=== Task brief ===
The required output is the block of lines from the line with "Emit a Python" to the line with "import seaborn as sns", endpoints included and pictures omitted.

=== Source code of charts ===
────────────────────

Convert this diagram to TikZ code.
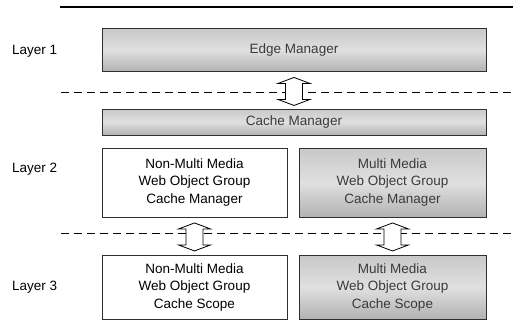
\documentclass[tikz,border=0pt]{standalone}
\usepackage{fontspec}
\setmainfont{Liberation Sans}
\usetikzlibrary{calc}
\definecolor{gtop}{HTML}{C8C8C8}
\definecolor{gmid}{HTML}{E0E0E0}
\definecolor{gbot}{HTML}{B2B2B2}
\definecolor{gtext}{HTML}{3A3A3A}
\definecolor{edgecol}{HTML}{303030}
\tikzset{
  box/.style={draw=edgecol, line width=0.9pt, inner sep=0pt, align=center,
    font=\fontsize{13.5}{17.5}\selectfont},
  graybox/.style={box, top color=gtop, bottom color=gbot, middle color=gmid, text=gtext},
  whitebox/.style={box, fill=white, text=black},
  layerlbl/.style={font=\fontsize{13.5}{18}\selectfont, anchor=west, inner sep=0pt},
  sepline/.style={dashed, dash pattern=on 8pt off 5pt, line width=0.8pt},
  dblarr/.style={draw=black, fill=white, line width=0.8pt, line join=miter}
}
\newcommand\twoarrow[1]{%
  \draw[dblarr] ($(#1.south)+(0,5.5)$) -- ++(16,6) -- ++(-7.5,0) -- ++(0,16) -- ++(7.5,0)
     -- ++(-16,6) -- ++(-16,-6) -- ++(7.5,0) -- ++(0,-16) -- ++(-7.5,0) -- cycle;}
\begin{document}
\begin{tikzpicture}[x=1pt,y=-1pt]
\useasboundingbox (0,0) rectangle (513,335);
% top rule
\coordinate (tl) at (60,7);
\coordinate (tr) at (513,7);
\draw[line width=2.2pt] (tl) -- (tr);
% boxes
\node[graybox, minimum width=384pt, minimum height=43pt] (edge) at (294,50) {Edge Manager};
\node[graybox, minimum width=384pt, minimum height=26pt] (cache) at (294,122) {Cache Manager};
\node[whitebox, minimum width=185pt, minimum height=69pt] (nm2) at (194.5,182.5)
  {Non-Multi Media\\Web Object Group\\Cache Manager};
\node[graybox, minimum width=187pt, minimum height=69pt] (mm2) at (392.5,182.5)
  {Multi Media\\Web Object Group\\Cache Manager};
\node[whitebox, minimum width=185pt, minimum height=64pt] (nm3) at (194.5,287)
  {\raisebox{-3pt}{\begin{tabular}{@{}c@{}}Non-Multi Media\\Web Object Group\\Cache Scope\end{tabular}}};
\node[graybox, minimum width=187pt, minimum height=64pt] (mm3) at (392.5,287)
  {\raisebox{-3pt}{\begin{tabular}{@{}c@{}}Multi Media\\Web Object Group\\Cache Scope\end{tabular}}};
% layer labels
\node[layerlbl] (l1) at (12,51) {Layer 1};
\node[layerlbl] (l2) at (12,169) {Layer 2};
\node[layerlbl] (l3) at (12,287) {Layer 3};
% dashed separators
\coordinate (d1l) at (61,92.5);  \coordinate (d1r) at (513,92.5);
\coordinate (d2l) at (61,233.5); \coordinate (d2r) at (513,233.5);
\draw[sepline] (d1l) -- (d1r);
\draw[sepline] (d2l) -- (d2r);
% double arrows
\twoarrow{edge}
\twoarrow{nm2}
\twoarrow{mm2}
\end{tikzpicture}
\end{document}
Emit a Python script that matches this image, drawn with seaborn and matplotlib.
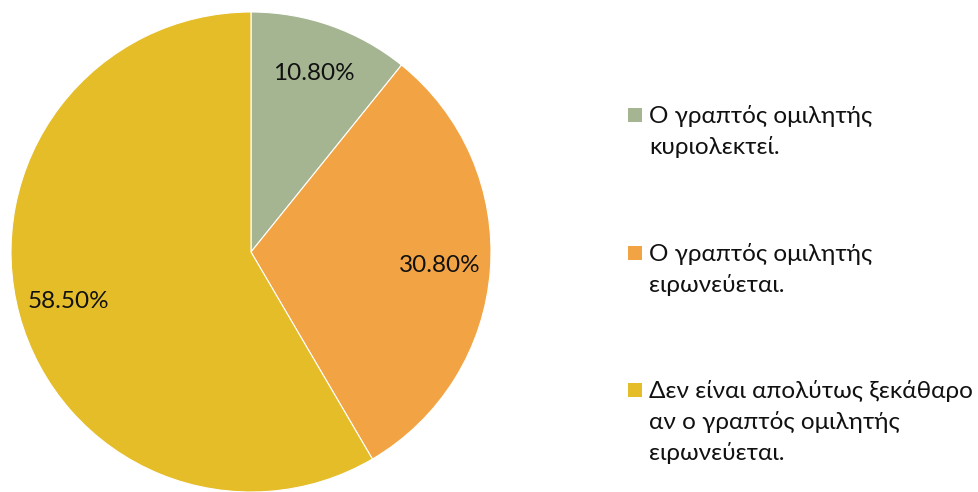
import matplotlib
matplotlib.use("Agg")
import matplotlib.pyplot as plt
from matplotlib.patches import Rectangle
import seaborn as sns

categories = [
    "Ο γραπτός ομιλητής\nκυριολεκτεί.",
    "Ο γραπτός ομιλητής\nειρωνεύεται.",
    "Δεν είναι απολύτως ξεκάθαρο\nαν ο γραπτός ομιλητής\nειρωνεύεται.",
]
values = [10.80, 30.80, 58.50]
colors = ["#A5B592", "#F2A444", "#E4BD29"]

sns.set_theme(style="white")
plt.rcParams["font.family"] = ["Lato", "Open Sans", "DejaVu Sans"]

W, H = 979, 492
fig = plt.figure(figsize=(W / 100, H / 100), dpi=100)
cx, cy, r = 251, 240, 240
ax = fig.add_axes([(cx - r) / W, (cy - r) / H, 2 * r / W, 2 * r / H])
wedges, texts, autotexts = ax.pie(
    values, colors=colors, startangle=90, counterclock=False,
    autopct="%1.2f%%", pctdistance=0.79,
    wedgeprops=dict(edgecolor="white", linewidth=0.8),
    textprops=dict(fontsize=17.5, color="#111111"),
)
for t, v in zip(autotexts, values):
    t.set_text(f"{v:.2f}%")
ax.set_xlim(-1, 1)
ax.set_ylim(-1, 1)
ax.set_aspect("equal")
ax.axis("off")

# legend drawn manually
first_line_y = [115, 253, 390]
for lab, col, y in zip(categories, colors, first_line_y):
    fig.patches.append(Rectangle((628 / W, 1 - (y + 7) / H), 14 / W, 14 / H,
                                 transform=fig.transFigure, facecolor=col,
                                 edgecolor="none"))
    fig.text(649 / W, 1 - (y - 10) / H, lab, fontsize=17.5, color="#111111",
             va="top", ha="left", linespacing=1.5)

fig.savefig("out.png", dpi=100)
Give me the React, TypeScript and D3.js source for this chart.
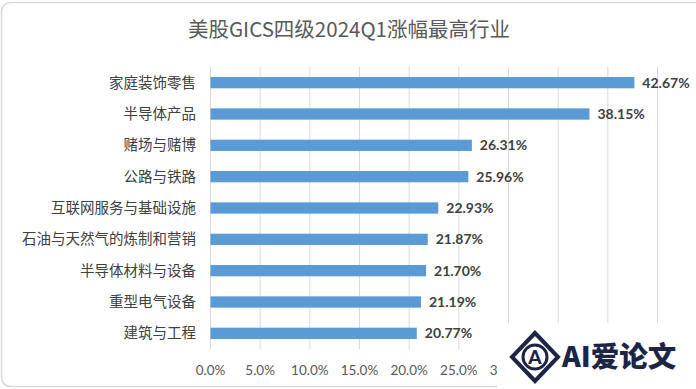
import React from "react";
import * as d3 from "d3";

const categories = [
  "家庭装饰零售",
  "半导体产品",
  "赌场与赌博",
  "公路与铁路",
  "互联网服务与基础设施",
  "石油与天然气的炼制和营销",
  "半导体材料与设备",
  "重型电气设备",
  "建筑与工程",
];
const values = [42.67, 38.15, 26.31, 25.96, 22.93, 21.87, 21.7, 21.19, 20.77];
const gridTicks = [0, 5, 10, 15, 20, 25, 30, 35, 40, 45];
const visibleTickLabels = [0, 5, 10, 15, 20, 25, 30];
const title = "美股GICS四级2024Q1涨幅最高行业";

export default function App() {
  const W = 696;
  const H = 389;
  const x = d3.scaleLinear().domain([0, 45]).range([210.5, 657.5]);
  const y = d3.scaleBand<string>().domain(categories).range([67, 349]).paddingInner(0.64).paddingOuter(0.32);
  const cjk = '"Noto Sans CJK SC", "Noto Sans", sans-serif';
  return (
    <svg width={W} height={H} style={{ position: "absolute", left: 0, top: 0, background: "#fff" }}>
      <defs>
        <clipPath id="tickclip">
          <rect x={0} y={0} width={497} height={H} />
        </clipPath>
      </defs>
      <rect x={1.5} y={2.5} width={W + 10} height={384} rx={9} fill="#fff" stroke="#d9d9d9" strokeWidth={1.5} />
      <text x={349} y={37} textAnchor="middle" fontFamily={cjk} fontSize={20.5} fill="#595959">
        {title}
      </text>
      {gridTicks.map((t) => (
        <line key={t} x1={x(t)} x2={x(t)} y1={67} y2={349} stroke="#d9d9d9" strokeWidth={1} />
      ))}
      {categories.map((c, i) => {
        const yy = y(c)!;
        const bw = y.bandwidth();
        return (
          <g key={c}>
            <rect x={x(0)} y={yy} width={x(values[i]) - x(0)} height={bw} fill="#5b9bd5" />
            <text x={196} y={yy + bw / 2} dy="0.35em" textAnchor="end" fontFamily={cjk} fontSize={14.5} fill="#404040">
              {c}
            </text>
            <text x={x(values[i]) + 8} y={yy + bw / 2} dy="0.36em" fontFamily="Lato, sans-serif" fontWeight={700} fontSize={14} fill="#404040">
              {values[i].toFixed(2)}%
            </text>
          </g>
        );
      })}
      <g clipPath="url(#tickclip)">
        {visibleTickLabels.map((t) => (
          <text key={t} x={x(t)} y={375} textAnchor="middle" fontFamily="Lato, sans-serif" fontSize={13.5} fill="#595959">
            {t.toFixed(1)}%
          </text>
        ))}
      </g>
      {/* watermark */}
      <rect x={497} y={323} width={210} height={70} fill="#fff" />
      <g transform="translate(535,357)">
        <path d="M0,-24 L23,0 L0,24 L-23,0 Z" fill="none" stroke="#1c2546" strokeWidth={4} />
        <path d="M0,-14 L13,0 L0,14 L-13,0 Z" fill="#fff" />
        <circle r={12} fill="#fff" stroke="#1c2546" strokeWidth={3} />
        <text y={0} dy="0.36em" textAnchor="middle" fontFamily="Lato, sans-serif" fontWeight={900} fontSize={19} fill="#1c2546">
          A
        </text>
      </g>
      <text x={562} y={357} dy="0.36em" fontFamily={cjk} fontWeight={900} fontSize={28.5} fill="#1c2546">
        AI爱论文
      </text>
    </svg>
  );
}
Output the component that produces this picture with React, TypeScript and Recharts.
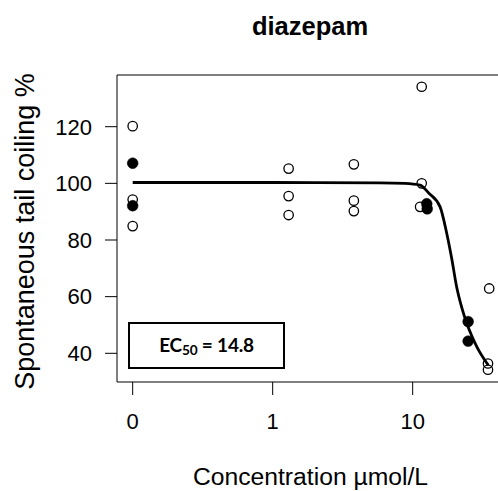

────────────────────

=== Complete output ===
Emit a Python script that matches this image, drawn with seaborn and matplotlib.
import matplotlib
matplotlib.use("Agg")
import matplotlib.pyplot as plt
from matplotlib.patches import Rectangle
import seaborn as sns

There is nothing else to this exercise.